What is the 'Montana Loophole'?

The “Montana Loophole” involves California residents purchasing and registering high-end vehicles – including brands like McLaren, Porsche, and Ferrari – through Montana-based limited liability companies (LLCs). Montana’s favorable tax laws, which include no statewide sales tax and lower registration fees, make it appealing for minimizing tax obligations.

However, these vehicles are frequently used primarily within California, effectively bypassing the state’s tax regulations. This practice has resulted in substantial revenue losses for California, prompting the current crackdown.

State Investigations and Audits

The California Department of Tax and Fee Administration (CDTFA) and the Department of Motor Vehicles (DMV) have launched a series of investigations and audits. These target both vehicle buyers and dealerships involved in the scheme.

To date, over 400 investigations have been opened, and nearly 300 dealership audits have begun. The state aims to recover millions of dollars in lost tax revenue. Since 2023, approximately 2,500 sales through nearly 500 California dealerships, claiming Montana usage, have cost the state over $10 million annually.
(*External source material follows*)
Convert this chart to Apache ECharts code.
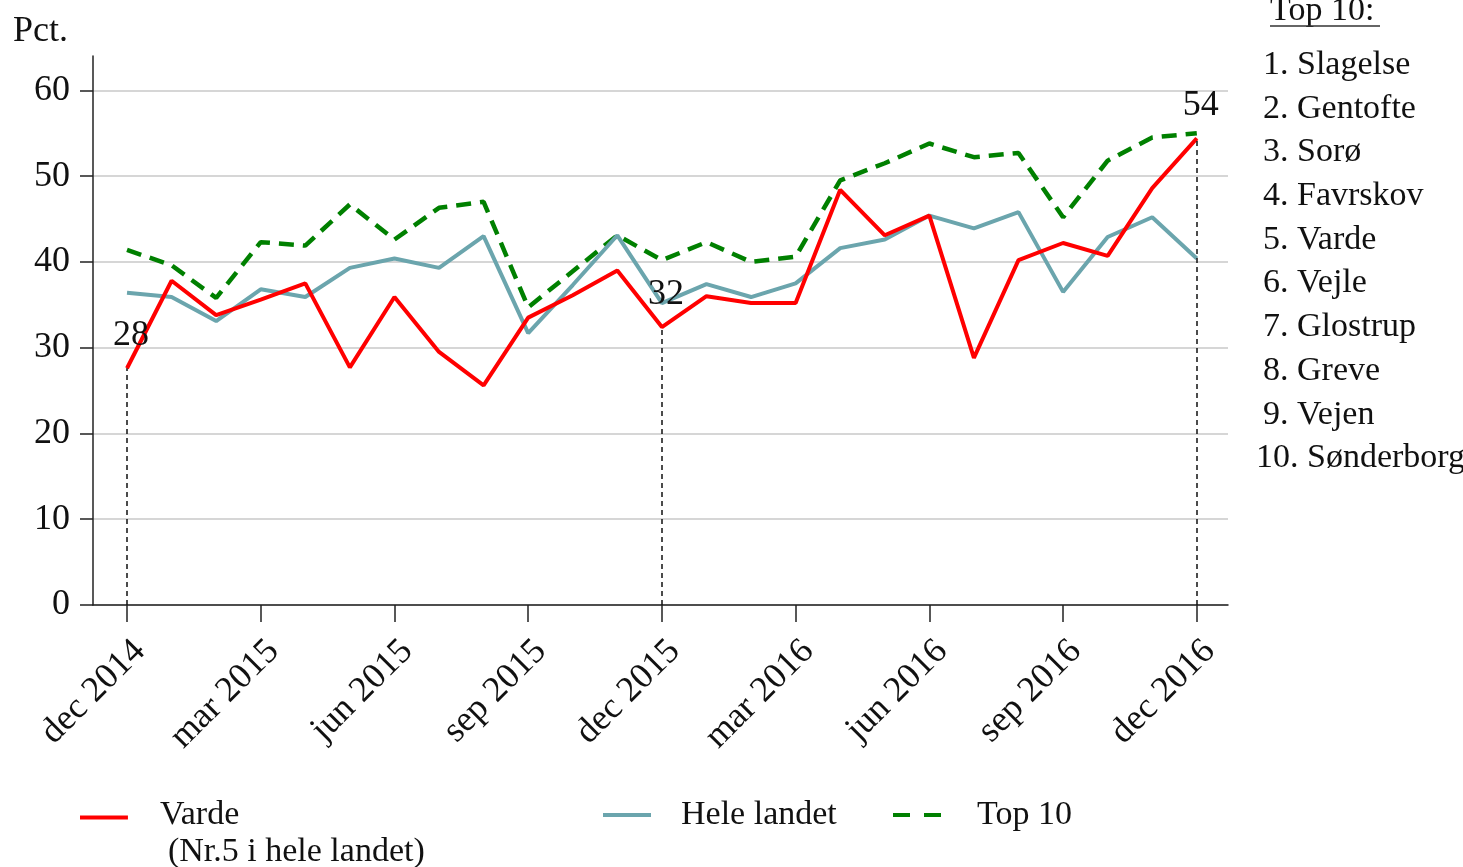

Legal Action and Penalties

California Attorney General Rob Bonta’s office is pursuing legal action against individuals involved in tax evasion. Recently, charges were filed against 14 Bay Area residents for allegedly evading over $1.8 million in state taxes on luxury vehicles valued at over $20 million. None of the vehicles were used outside of California.

CDTFA Director Trista Gonzalez emphasized the department’s commitment to closing the loophole and protecting state revenue. She stated the department is collaborating with state partners to identify and address questionable transactions.

Under California law, residents must pay sales tax on vehicles not first used and kept outside the state for at least 12 months. Those attempting to evade these obligations face penalties of up to 50% of the tax due.

Warning to Auto Dealers

In late 2024, the CDTFA issued a warning letter to California auto dealers, cautioning them about potential liability for facilitating tax evasion. Dealers could be held accountable for insufficient shipping documentation or failure to prove vehicles were shipped out of state.

Financial Pressures and Budget Deficits

This intensified enforcement comes as California faces a projected $18 billion deficit in 2026 and 2027. There are reports of wealthy individuals leaving the state due to concerns about a potential wealth tax – a proposed 5% tax on residents with assets exceeding $1 billion.

The crackdown on the Montana Loophole is part of a broader strategy to maintain revenue streams and ensure fairness within the tax system, addressing budget shortfalls and maintaining essential services.